TASK STATEMENT -> Don't include pictures. Quote the lines below from the first through the line that contains "(tTop) -- (tBot);".

COLLECTED MATERIAL ->
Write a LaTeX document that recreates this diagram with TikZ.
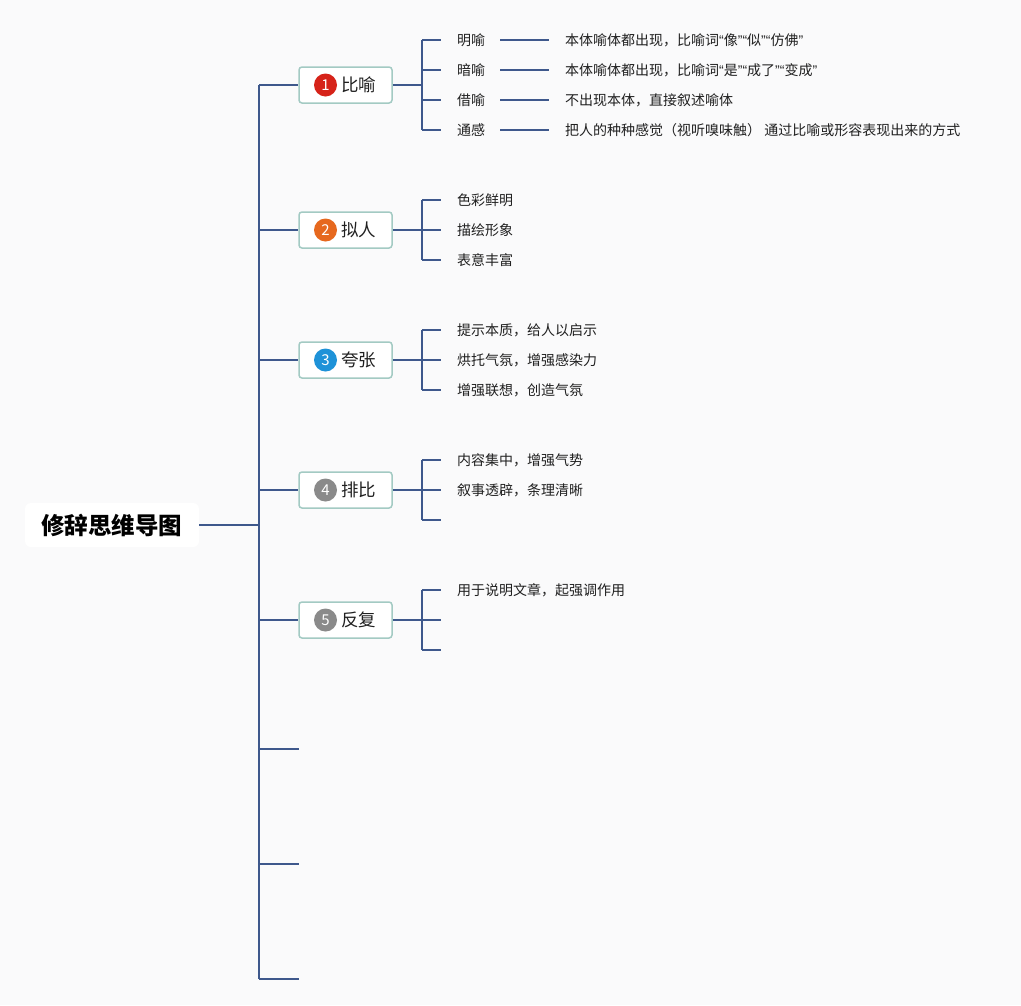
\documentclass[tikz,border=0pt]{standalone}
\usepackage{fontspec}
\setmainfont{Noto Sans CJK SC}
\newfontfamily\latinq{Liberation Sans}
\newcommand{\myLQ}{{\latinq “}}
\newcommand{\myRQ}{{\latinq ”}}
\definecolor{bg}{RGB}{250,250,251}
\definecolor{ln}{RGB}{62,88,140}
\definecolor{bd}{RGB}{163,202,195}
\definecolor{txt}{RGB}{32,32,32}
\definecolor{c1}{RGB}{214,35,25}
\definecolor{c2}{RGB}{230,104,30}
\definecolor{c3}{RGB}{30,146,216}
\definecolor{c4}{RGB}{138,138,138}
\begin{document}
\begin{tikzpicture}[x=1pt,y=-1pt,
  conn/.style={draw=ln, line width=2pt},
  rootbox/.style={fill=white, rounded corners=6pt, minimum width=174pt, minimum height=44pt, inner sep=0pt, text=black, font=\fontsize{23.5}{24}\selectfont\bfseries},
  mainbox/.style={draw=bd, line width=1.5pt, fill=white, rounded corners=3pt, minimum width=93pt, minimum height=36pt, inner sep=0pt},
  num/.style={circle, fill=#1, text=white, minimum size=23pt, inner sep=0pt, font=\fontsize{15}{15}\selectfont},
  mainlbl/.style={anchor=west, inner sep=0pt, font=\fontsize{17.5}{18}\selectfont, text=txt},
  lbl/.style={anchor=west, inner sep=4pt, font=\fontsize{14}{16}\selectfont, text=txt}
]
\fill[bg] (0,0) rectangle (1021,1005);
\useasboundingbox (0,0) rectangle (1021,1005);

% root
\node[rootbox] (root) at (112,525) {修辞思维导图};
\coordinate (tTop) at (259,85);
\coordinate (tBot) at (259,979);
\coordinate (tRoot) at (259,525);
\draw[conn] (root.east) -- (tRoot);
\draw[conn] (tTop) -- (tBot);

% main boxes
\node[mainbox] (b1) at (345.5,85) {};
\node[num=c1] (n1) at (325.5,85) {1};
\node[mainlbl] (t1) at (341,85) {比喻};
\node[mainbox] (b2) at (345.5,230) {};
\node[num=c2] (n2) at (325.5,230) {2};
\node[mainlbl] (t2) at (341,230) {拟人};
\node[mainbox] (b3) at (345.5,360) {};
\node[num=c3] (n3) at (325.5,360) {3};
\node[mainlbl] (t3) at (341,360) {夸张};
\node[mainbox] (b4) at (345.5,490) {};
\node[num=c4] (n4) at (325.5,490) {4};
\node[mainlbl] (t4) at (341,490) {排比};
\node[mainbox] (b5) at (345.5,620) {};
\node[num=c4] (n5) at (325.5,620) {5};
\node[mainlbl] (t5) at (341,620) {反复};

\foreach \b in {b1,b2,b3,b4,b5} {
  \draw[conn] (\b.west -| tTop) -- (\b.west);
}
% empty branches
\coordinate (e6) at (299,749);
\coordinate (e7) at (299,864);
\coordinate (e8) at (299,979);
\foreach \e in {e6,e7,e8} {
  \draw[conn] (\e -| tTop) -- (\e);
}

% branch 1 children
\coordinate (j1) at (422,85);
\draw[conn] (b1.east) -- (j1);
\node[lbl] (m11) at (453,40) {明喻};
\node[lbl] (m12) at (453,70) {暗喻};
\node[lbl] (m13) at (453,100) {借喻};
\node[lbl] (m14) at (453,130) {通感};
\draw[conn] (m11.west -| j1) -- (m14.west -| j1);
\foreach \m in {m11,m12,m13,m14} {
  \draw[conn] (\m.west -| j1) -- ([xshift=-12pt]\m.west);
}
\node[lbl] (d11) at (561,40) {本体喻体都出现，比喻词\myLQ 像\myRQ\myLQ 似\myRQ\myLQ 仿佛\myRQ};
\node[lbl] (d12) at (561,70) {本体喻体都出现，比喻词\myLQ 是\myRQ\myLQ 成了\myRQ\myLQ 变成\myRQ};
\node[lbl] (d13) at (561,100) {不出现本体，直接叙述喻体};
\node[lbl] (d14) at (561,130) {把人的种种感觉（视听嗅味触） 通过比喻或形容表现出来的方式};
\draw[conn] ([xshift=11pt]m11.east) -- ([xshift=-12pt]d11.west);
\draw[conn] ([xshift=11pt]m12.east) -- ([xshift=-12pt]d12.west);
\draw[conn] ([xshift=11pt]m13.east) -- ([xshift=-12pt]d13.west);
\draw[conn] ([xshift=11pt]m14.east) -- ([xshift=-12pt]d14.west);

% branch 2 children
\coordinate (j2) at (422,230);
\draw[conn] (b2.east) -- (j2);
\node[lbl] (m21) at (453,200) {色彩鲜明};
\node[lbl] (m22) at (453,230) {描绘形象};
\node[lbl] (m23) at (453,260) {表意丰富};
\draw[conn] (m21.west -| j2) -- (m23.west -| j2);
\foreach \m in {m21,m22,m23} {
  \draw[conn] (\m.west -| j2) -- ([xshift=-12pt]\m.west);
}

% branch 3 children
\coordinate (j3) at (422,360);
\draw[conn] (b3.east) -- (j3);
\node[lbl] (m31) at (453,330) {提示本质，给人以启示};
\node[lbl] (m32) at (453,360) {烘托气氛，增强感染力};
\node[lbl] (m33) at (453,390) {增强联想，创造气氛};
\draw[conn] (m31.west -| j3) -- (m33.west -| j3);
\foreach \m in {m31,m32,m33} {
  \draw[conn] (\m.west -| j3) -- ([xshift=-12pt]\m.west);
}

% branch 4 children
\coordinate (j4) at (422,490);
\draw[conn] (b4.east) -- (j4);
\node[lbl] (m41) at (453,460) {内容集中，增强气势};
\node[lbl] (m42) at (453,490) {叙事透辟，条理清晰};
\coordinate (k43) at (441,520);
\draw[conn] (m41.west -| j4) -- (k43 -| j4);
\foreach \m in {m41,m42} {
  \draw[conn] (\m.west -| j4) -- ([xshift=-12pt]\m.west);
}
\draw[conn] (k43 -| j4) -- (k43);

% branch 5 children
\coordinate (j5) at (422,620);
\draw[conn] (b5.east) -- (j5);
\node[lbl] (m51) at (453,590) {用于说明文章，起强调作用};
\coordinate (k52) at (441,620);
\coordinate (k53) at (441,650);
\draw[conn] (m51.west -| j5) -- (k53 -| j5);
\draw[conn] (m51.west -| j5) -- ([xshift=-12pt]m51.west);
\draw[conn] (k52 -| j5) -- (k52);
\draw[conn] (k53 -| j5) -- (k53);
\end{tikzpicture}
\end{document}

OUTPUT FOR THIS TASK ->
Write a LaTeX document that recreates this diagram with TikZ.
\documentclass[tikz,border=0pt]{standalone}
\usepackage{fontspec}
\setmainfont{Noto Sans CJK SC}
\newfontfamily\latinq{Liberation Sans}
\newcommand{\myLQ}{{\latinq “}}
\newcommand{\myRQ}{{\latinq ”}}
\definecolor{bg}{RGB}{250,250,251}
\definecolor{ln}{RGB}{62,88,140}
\definecolor{bd}{RGB}{163,202,195}
\definecolor{txt}{RGB}{32,32,32}
\definecolor{c1}{RGB}{214,35,25}
\definecolor{c2}{RGB}{230,104,30}
\definecolor{c3}{RGB}{30,146,216}
\definecolor{c4}{RGB}{138,138,138}
\begin{document}
\begin{tikzpicture}[x=1pt,y=-1pt,
  conn/.style={draw=ln, line width=2pt},
  rootbox/.style={fill=white, rounded corners=6pt, minimum width=174pt, minimum height=44pt, inner sep=0pt, text=black, font=\fontsize{23.5}{24}\selectfont\bfseries},
  mainbox/.style={draw=bd, line width=1.5pt, fill=white, rounded corners=3pt, minimum width=93pt, minimum height=36pt, inner sep=0pt},
  num/.style={circle, fill=#1, text=white, minimum size=23pt, inner sep=0pt, font=\fontsize{15}{15}\selectfont},
  mainlbl/.style={anchor=west, inner sep=0pt, font=\fontsize{17.5}{18}\selectfont, text=txt},
  lbl/.style={anchor=west, inner sep=4pt, font=\fontsize{14}{16}\selectfont, text=txt}
]
\fill[bg] (0,0) rectangle (1021,1005);
\useasboundingbox (0,0) rectangle (1021,1005);

% root
\node[rootbox] (root) at (112,525) {修辞思维导图};
\coordinate (tTop) at (259,85);
\coordinate (tBot) at (259,979);
\coordinate (tRoot) at (259,525);
\draw[conn] (root.east) -- (tRoot);
\draw[conn] (tTop) -- (tBot);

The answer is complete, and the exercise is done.